-- start Information shown --

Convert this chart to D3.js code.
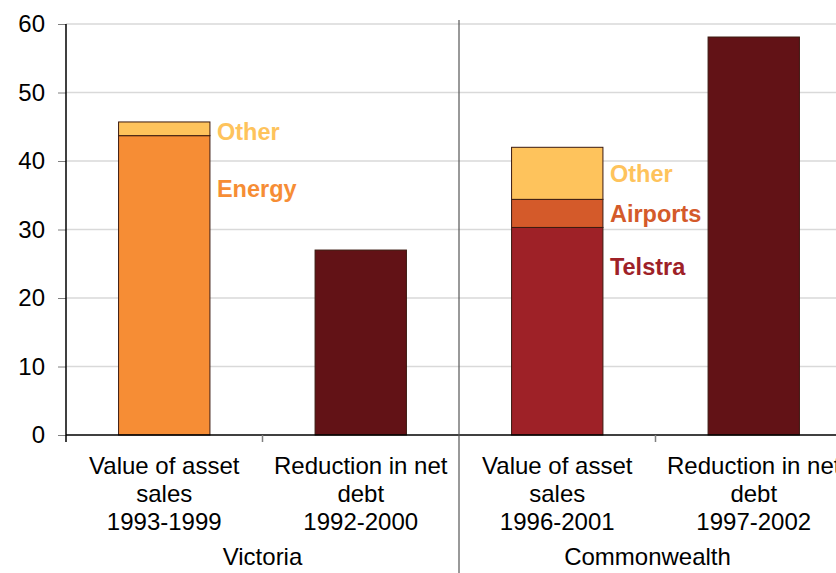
<!DOCTYPE html>
<html>
<head>
<meta charset="utf-8">
<script src="https://cdn.jsdelivr.net/npm/d3@7"></script>
<style>
  html, body { margin: 0; padding: 0; background: #fff; }
  svg { display: block; font-family: Arial, "Liberation Sans", sans-serif; }
</style>
</head>
<body>
<svg id="chart" width="836" height="573"></svg>
<script>
// Asset sales versus reduction in net debt ($ billion)
const groups = ["Victoria", "Commonwealth"];
const categories = ["vicSales", "vicDebt", "cwSales", "cwDebt"];
const categoryGroup = ["Victoria", "Victoria", "Commonwealth", "Commonwealth"];
const categoryLines = [
  ["Value of asset", "sales", "1993-1999"],
  ["Reduction in net", "debt", "1992-2000"],
  ["Value of asset", "sales", "1996-2001"],
  ["Reduction in net", "debt", "1997-2002"]
];
const segmentNames = ["Telstra", "Energy", "Airports", "Other", "Net debt"];
const segmentColors = ["#9E2127", "#F68D35", "#D45A2A", "#FEC35C", "#621216"];
// values per category, one row per segment name
const telstra  = [0,    0,    30.3, 0];
const energy   = [43.7, 0,    0,    0];
const airports = [0,    0,    4.1,  0];
const other    = [2.0,  0,    7.6,  0];
const netDebt  = [0,    27.0, 0,    58.1];
const yTicks = [0, 10, 20, 30, 40, 50, 60];
// segments that carry a label beside their bar
const labelled = [
  { cat: "vicSales", seg: "Other" },
  { cat: "vicSales", seg: "Energy" },
  { cat: "cwSales", seg: "Other" },
  { cat: "cwSales", seg: "Airports" },
  { cat: "cwSales", seg: "Telstra" }
];

const W = 836, H = 573;
const mLeft = 66, mTop = 24, mBottom = 435;
const step = 196.5;

const svg = d3.select("#chart");
const x = d3.scaleBand().domain(categories).range([mLeft, mLeft + step * categories.length]).padding(0);
const y = d3.scaleLinear().domain([0, 60]).range([mBottom, mTop]);
const color = d3.scaleOrdinal().domain(segmentNames).range(segmentColors);
const barW = x.bandwidth() * 0.465;

// gridlines
svg.append("g").selectAll("line").data(yTicks.filter(d => d > 0)).join("line")
  .attr("x1", mLeft).attr("x2", W)
  .attr("y1", d => y(d)).attr("y2", d => y(d))
  .attr("stroke", "#d9d9d9").attr("stroke-width", 1.5);

// stacked data
const rows = categories.map((c, i) => ({
  cat: c, Telstra: telstra[i], Energy: energy[i], Airports: airports[i], Other: other[i], "Net debt": netDebt[i]
}));
const stack = d3.stack().keys(segmentNames)(rows);

const bars = svg.append("g");
stack.forEach(layer => {
  bars.selectAll(null).data(layer.filter(d => d[1] - d[0] > 0)).join("rect")
    .attr("x", d => x(d.data.cat) + (x.bandwidth() - barW) / 2)
    .attr("width", barW)
    .attr("y", d => y(d[1]))
    .attr("height", d => y(d[0]) - y(d[1]))
    .attr("fill", color(layer.key))
    .attr("stroke", "#3b1a10").attr("stroke-width", 1);
});

// segment labels
svg.append("g").selectAll("text").data(labelled).join("text")
  .attr("x", d => x(d.cat) + (x.bandwidth() + barW) / 2 + 7)
  .attr("y", d => {
    const layer = stack.find(l => l.key === d.seg);
    const v = layer[categories.indexOf(d.cat)];
    let mid = (y(v[0]) + y(v[1])) / 2;
    if (d.seg === "Other" && d.cat === "vicSales") mid = y(v[1]) + 10;
    if (d.seg === "Energy") mid = y(v[1]) + 53;
    if (d.seg === "Telstra") mid = y(v[1]) + 39;
    return mid;
  })
  .attr("dy", "0.35em")
  .attr("fill", d => color(d.seg))
  .attr("font-weight", "bold")
  .attr("font-size", 23.5)
  .text(d => d.seg);

// y axis
const yAxis = svg.append("g").attr("transform", `translate(${mLeft},0)`)
  .call(d3.axisLeft(y).tickValues(yTicks).tickSize(8).tickPadding(13));
yAxis.select(".domain").remove();
yAxis.selectAll(".tick line").attr("stroke", "#7f7f7f");
yAxis.selectAll(".tick text").attr("font-size", 24).attr("fill", "#000").attr("font-family", "Arial, 'Liberation Sans', sans-serif");
svg.append("line").attr("x1", mLeft).attr("x2", mLeft).attr("y1", mTop).attr("y2", mBottom + 7)
  .attr("stroke", "#000").attr("stroke-width", 1.5);

// x axis baseline and category ticks
svg.append("line").attr("x1", mLeft).attr("x2", W).attr("y1", mBottom).attr("y2", mBottom)
  .attr("stroke", "#000").attr("stroke-width", 1.5);
svg.append("g").selectAll("line").data(categories.filter((c, i) => i % 2 === 1)).join("line")
  .attr("x1", d => x(d)).attr("x2", d => x(d))
  .attr("y1", mBottom).attr("y2", mBottom + 7)
  .attr("stroke", "#7f7f7f").attr("stroke-width", 1.5);

// divider between groups
const divX = x(categories[2]);
svg.append("line").attr("x1", divX).attr("x2", divX).attr("y1", mTop - 4).attr("y2", H)
  .attr("stroke", "#555").attr("stroke-width", 1.2);

// category labels
const catText = svg.append("g").selectAll("text").data(categories).join("text")
  .attr("x", d => x(d) + x.bandwidth() / 2)
  .attr("y", 473.5)
  .attr("text-anchor", "middle")
  .attr("font-size", 24)
  .attr("fill", "#000");
catText.each(function(d, i) {
  d3.select(this).selectAll("tspan").data(categoryLines[i]).join("tspan")
    .attr("x", x(d) + x.bandwidth() / 2)
    .attr("dy", (t, j) => j === 0 ? 0 : 28)
    .text(t => t);
});

// group labels, centred on the visible part of each group
svg.append("g").selectAll("text").data(groups).join("text")
  .attr("x", g => {
    const cs = categories.filter((c, i) => categoryGroup[i] === g);
    const x0 = x(cs[0]), x1 = Math.min(W, x(cs[cs.length - 1]) + x.bandwidth());
    return (x0 + x1) / 2;
  })
  .attr("y", 565)
  .attr("text-anchor", "middle")
  .attr("font-size", 24)
  .attr("fill", "#000")
  .text(g => g);
</script>
</body>
</html>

-- end Information shown --

- Task objective -
Which lines of the material contain the string "chart"? List each of them.

- Completed task -
Convert this chart to D3.js code.
<svg id="chart" width="836" height="573"></svg>
const svg = d3.select("#chart");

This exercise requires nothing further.